*COLLECTED DATA*

>>>

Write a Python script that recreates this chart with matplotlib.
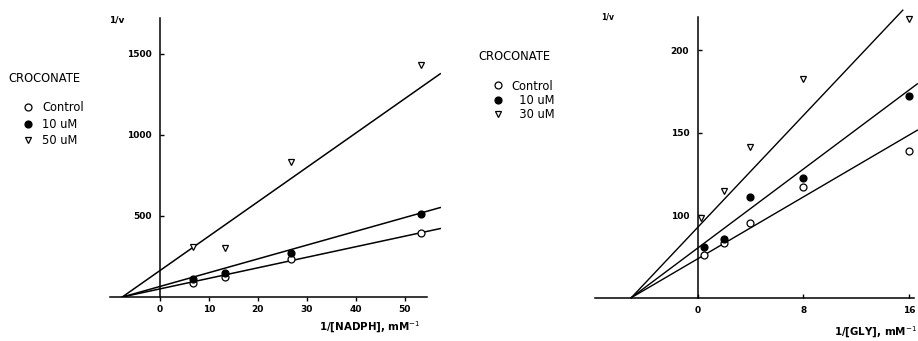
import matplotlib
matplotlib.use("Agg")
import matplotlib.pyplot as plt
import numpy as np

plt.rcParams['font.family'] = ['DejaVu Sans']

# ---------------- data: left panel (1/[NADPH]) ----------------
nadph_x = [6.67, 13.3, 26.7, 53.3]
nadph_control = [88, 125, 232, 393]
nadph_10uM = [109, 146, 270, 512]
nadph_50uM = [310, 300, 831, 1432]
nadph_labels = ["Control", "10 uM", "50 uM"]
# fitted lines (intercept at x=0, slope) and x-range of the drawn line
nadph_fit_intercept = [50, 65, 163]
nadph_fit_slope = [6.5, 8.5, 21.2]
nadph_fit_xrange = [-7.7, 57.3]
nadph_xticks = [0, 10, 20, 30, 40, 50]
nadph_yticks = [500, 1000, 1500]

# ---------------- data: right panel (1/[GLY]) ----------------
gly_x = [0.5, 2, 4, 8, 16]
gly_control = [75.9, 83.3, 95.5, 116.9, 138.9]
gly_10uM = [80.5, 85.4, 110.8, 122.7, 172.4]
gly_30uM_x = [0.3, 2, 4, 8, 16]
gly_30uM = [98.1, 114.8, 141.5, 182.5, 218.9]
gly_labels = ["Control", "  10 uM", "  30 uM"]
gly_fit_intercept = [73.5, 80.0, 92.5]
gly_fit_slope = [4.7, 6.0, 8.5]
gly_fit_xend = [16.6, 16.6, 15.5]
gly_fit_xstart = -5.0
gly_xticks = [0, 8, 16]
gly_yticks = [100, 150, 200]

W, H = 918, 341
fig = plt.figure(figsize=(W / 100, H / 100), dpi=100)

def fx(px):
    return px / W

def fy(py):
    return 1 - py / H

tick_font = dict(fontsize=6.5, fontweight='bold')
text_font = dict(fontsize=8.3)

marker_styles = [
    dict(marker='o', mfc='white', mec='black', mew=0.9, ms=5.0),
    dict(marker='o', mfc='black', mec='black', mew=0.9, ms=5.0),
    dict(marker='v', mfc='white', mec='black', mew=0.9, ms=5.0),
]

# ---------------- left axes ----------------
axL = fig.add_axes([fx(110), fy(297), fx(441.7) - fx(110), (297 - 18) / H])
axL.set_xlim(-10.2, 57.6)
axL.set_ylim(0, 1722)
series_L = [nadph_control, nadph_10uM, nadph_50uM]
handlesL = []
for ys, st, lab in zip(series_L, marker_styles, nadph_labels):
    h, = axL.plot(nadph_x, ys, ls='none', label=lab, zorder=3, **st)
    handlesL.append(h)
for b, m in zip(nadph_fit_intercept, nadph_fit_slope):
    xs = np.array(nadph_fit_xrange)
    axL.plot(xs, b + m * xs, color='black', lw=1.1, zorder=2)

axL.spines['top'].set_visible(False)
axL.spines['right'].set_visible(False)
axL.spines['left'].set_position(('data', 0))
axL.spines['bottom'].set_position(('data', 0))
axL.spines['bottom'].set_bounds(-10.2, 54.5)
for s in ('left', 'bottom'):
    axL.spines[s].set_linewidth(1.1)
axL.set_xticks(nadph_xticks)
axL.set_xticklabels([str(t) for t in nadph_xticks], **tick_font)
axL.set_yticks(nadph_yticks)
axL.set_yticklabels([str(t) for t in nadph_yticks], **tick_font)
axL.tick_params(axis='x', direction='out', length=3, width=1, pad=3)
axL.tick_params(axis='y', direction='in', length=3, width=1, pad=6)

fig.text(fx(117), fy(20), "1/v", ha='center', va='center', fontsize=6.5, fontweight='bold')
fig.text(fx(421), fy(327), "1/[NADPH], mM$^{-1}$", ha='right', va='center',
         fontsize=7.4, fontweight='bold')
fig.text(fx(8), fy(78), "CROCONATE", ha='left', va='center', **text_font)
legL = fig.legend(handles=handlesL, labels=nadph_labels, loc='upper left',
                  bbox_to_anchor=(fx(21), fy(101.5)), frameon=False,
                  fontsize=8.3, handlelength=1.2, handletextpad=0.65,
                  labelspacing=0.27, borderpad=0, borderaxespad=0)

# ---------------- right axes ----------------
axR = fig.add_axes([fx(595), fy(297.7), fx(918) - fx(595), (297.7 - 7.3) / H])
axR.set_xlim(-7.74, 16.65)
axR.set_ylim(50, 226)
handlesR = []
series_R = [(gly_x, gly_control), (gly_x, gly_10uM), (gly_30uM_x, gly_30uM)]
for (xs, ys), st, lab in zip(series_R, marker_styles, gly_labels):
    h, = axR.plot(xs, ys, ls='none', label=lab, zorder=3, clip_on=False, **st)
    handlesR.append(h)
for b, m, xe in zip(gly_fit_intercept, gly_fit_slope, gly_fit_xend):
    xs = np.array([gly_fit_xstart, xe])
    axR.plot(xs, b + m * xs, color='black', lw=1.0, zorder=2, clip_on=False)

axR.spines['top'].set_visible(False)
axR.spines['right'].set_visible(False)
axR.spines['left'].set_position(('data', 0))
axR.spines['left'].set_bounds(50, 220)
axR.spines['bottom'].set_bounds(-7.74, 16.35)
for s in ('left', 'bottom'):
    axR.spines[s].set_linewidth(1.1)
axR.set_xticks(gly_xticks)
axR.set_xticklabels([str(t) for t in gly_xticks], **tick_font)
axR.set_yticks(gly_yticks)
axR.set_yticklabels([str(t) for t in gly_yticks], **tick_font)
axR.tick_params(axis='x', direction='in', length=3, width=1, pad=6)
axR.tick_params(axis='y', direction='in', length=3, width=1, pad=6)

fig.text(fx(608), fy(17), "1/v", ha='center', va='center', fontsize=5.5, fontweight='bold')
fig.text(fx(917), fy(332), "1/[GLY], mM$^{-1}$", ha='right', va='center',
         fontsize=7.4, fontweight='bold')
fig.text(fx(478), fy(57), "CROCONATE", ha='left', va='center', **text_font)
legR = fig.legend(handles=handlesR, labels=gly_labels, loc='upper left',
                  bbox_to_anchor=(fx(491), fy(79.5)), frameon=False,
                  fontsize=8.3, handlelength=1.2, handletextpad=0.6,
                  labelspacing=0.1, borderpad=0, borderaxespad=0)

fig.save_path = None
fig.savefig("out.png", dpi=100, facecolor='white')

<<<

*WHAT TO DO*
Set down the material above as is, without any pictures.

*REPLY*
Write a Python script that recreates this chart with matplotlib.
import matplotlib
matplotlib.use("Agg")
import matplotlib.pyplot as plt
import numpy as np

plt.rcParams['font.family'] = ['DejaVu Sans']

# ---------------- data: left panel (1/[NADPH]) ----------------
nadph_x = [6.67, 13.3, 26.7, 53.3]
nadph_control = [88, 125, 232, 393]
nadph_10uM = [109, 146, 270, 512]
nadph_50uM = [310, 300, 831, 1432]
nadph_labels = ["Control", "10 uM", "50 uM"]
# fitted lines (intercept at x=0, slope) and x-range of the drawn line
nadph_fit_intercept = [50, 65, 163]
nadph_fit_slope = [6.5, 8.5, 21.2]
nadph_fit_xrange = [-7.7, 57.3]
nadph_xticks = [0, 10, 20, 30, 40, 50]
nadph_yticks = [500, 1000, 1500]

# ---------------- data: right panel (1/[GLY]) ----------------
gly_x = [0.5, 2, 4, 8, 16]
gly_control = [75.9, 83.3, 95.5, 116.9, 138.9]
gly_10uM = [80.5, 85.4, 110.8, 122.7, 172.4]
gly_30uM_x = [0.3, 2, 4, 8, 16]
gly_30uM = [98.1, 114.8, 141.5, 182.5, 218.9]
gly_labels = ["Control", "  10 uM", "  30 uM"]
gly_fit_intercept = [73.5, 80.0, 92.5]
gly_fit_slope = [4.7, 6.0, 8.5]
gly_fit_xend = [16.6, 16.6, 15.5]
gly_fit_xstart = -5.0
gly_xticks = [0, 8, 16]
gly_yticks = [100, 150, 200]

W, H = 918, 341
fig = plt.figure(figsize=(W / 100, H / 100), dpi=100)

def fx(px):
    return px / W

def fy(py):
    return 1 - py / H

tick_font = dict(fontsize=6.5, fontweight='bold')
text_font = dict(fontsize=8.3)

marker_styles = [
    dict(marker='o', mfc='white', mec='black', mew=0.9, ms=5.0),
    dict(marker='o', mfc='black', mec='black', mew=0.9, ms=5.0),
    dict(marker='v', mfc='white', mec='black', mew=0.9, ms=5.0),
]

# ---------------- left axes ----------------
axL = fig.add_axes([fx(110), fy(297), fx(441.7) - fx(110), (297 - 18) / H])
axL.set_xlim(-10.2, 57.6)
axL.set_ylim(0, 1722)
series_L = [nadph_control, nadph_10uM, nadph_50uM]
handlesL = []
for ys, st, lab in zip(series_L, marker_styles, nadph_labels):
    h, = axL.plot(nadph_x, ys, ls='none', label=lab, zorder=3, **st)
    handlesL.append(h)
for b, m in zip(nadph_fit_intercept, nadph_fit_slope):
    xs = np.array(nadph_fit_xrange)
    axL.plot(xs, b + m * xs, color='black', lw=1.1, zorder=2)

axL.spines['top'].set_visible(False)
axL.spines['right'].set_visible(False)
axL.spines['left'].set_position(('data', 0))
axL.spines['bottom'].set_position(('data', 0))
axL.spines['bottom'].set_bounds(-10.2, 54.5)
for s in ('left', 'bottom'):
    axL.spines[s].set_linewidth(1.1)
axL.set_xticks(nadph_xticks)
axL.set_xticklabels([str(t) for t in nadph_xticks], **tick_font)
axL.set_yticks(nadph_yticks)
axL.set_yticklabels([str(t) for t in nadph_yticks], **tick_font)
axL.tick_params(axis='x', direction='out', length=3, width=1, pad=3)
axL.tick_params(axis='y', direction='in', length=3, width=1, pad=6)

fig.text(fx(117), fy(20), "1/v", ha='center', va='center', fontsize=6.5, fontweight='bold')
fig.text(fx(421), fy(327), "1/[NADPH], mM$^{-1}$", ha='right', va='center',
         fontsize=7.4, fontweight='bold')
fig.text(fx(8), fy(78), "CROCONATE", ha='left', va='center', **text_font)
legL = fig.legend(handles=handlesL, labels=nadph_labels, loc='upper left',
                  bbox_to_anchor=(fx(21), fy(101.5)), frameon=False,
                  fontsize=8.3, handlelength=1.2, handletextpad=0.65,
                  labelspacing=0.27, borderpad=0, borderaxespad=0)

# ---------------- right axes ----------------
axR = fig.add_axes([fx(595), fy(297.7), fx(918) - fx(595), (297.7 - 7.3) / H])
axR.set_xlim(-7.74, 16.65)
axR.set_ylim(50, 226)
handlesR = []
series_R = [(gly_x, gly_control), (gly_x, gly_10uM), (gly_30uM_x, gly_30uM)]
for (xs, ys), st, lab in zip(series_R, marker_styles, gly_labels):
    h, = axR.plot(xs, ys, ls='none', label=lab, zorder=3, clip_on=False, **st)
    handlesR.append(h)
for b, m, xe in zip(gly_fit_intercept, gly_fit_slope, gly_fit_xend):
    xs = np.array([gly_fit_xstart, xe])
    axR.plot(xs, b + m * xs, color='black', lw=1.0, zorder=2, clip_on=False)

axR.spines['top'].set_visible(False)
axR.spines['right'].set_visible(False)
axR.spines['left'].set_position(('data', 0))
axR.spines['left'].set_bounds(50, 220)
axR.spines['bottom'].set_bounds(-7.74, 16.35)
for s in ('left', 'bottom'):
    axR.spines[s].set_linewidth(1.1)
axR.set_xticks(gly_xticks)
axR.set_xticklabels([str(t) for t in gly_xticks], **tick_font)
axR.set_yticks(gly_yticks)
axR.set_yticklabels([str(t) for t in gly_yticks], **tick_font)
axR.tick_params(axis='x', direction='in', length=3, width=1, pad=6)
axR.tick_params(axis='y', direction='in', length=3, width=1, pad=6)

fig.text(fx(608), fy(17), "1/v", ha='center', va='center', fontsize=5.5, fontweight='bold')
fig.text(fx(917), fy(332), "1/[GLY], mM$^{-1}$", ha='right', va='center',
         fontsize=7.4, fontweight='bold')
fig.text(fx(478), fy(57), "CROCONATE", ha='left', va='center', **text_font)
legR = fig.legend(handles=handlesR, labels=gly_labels, loc='upper left',
                  bbox_to_anchor=(fx(491), fy(79.5)), frameon=False,
                  fontsize=8.3, handlelength=1.2, handletextpad=0.6,
                  labelspacing=0.1, borderpad=0, borderaxespad=0)

fig.save_path = None
fig.savefig("out.png", dpi=100, facecolor='white')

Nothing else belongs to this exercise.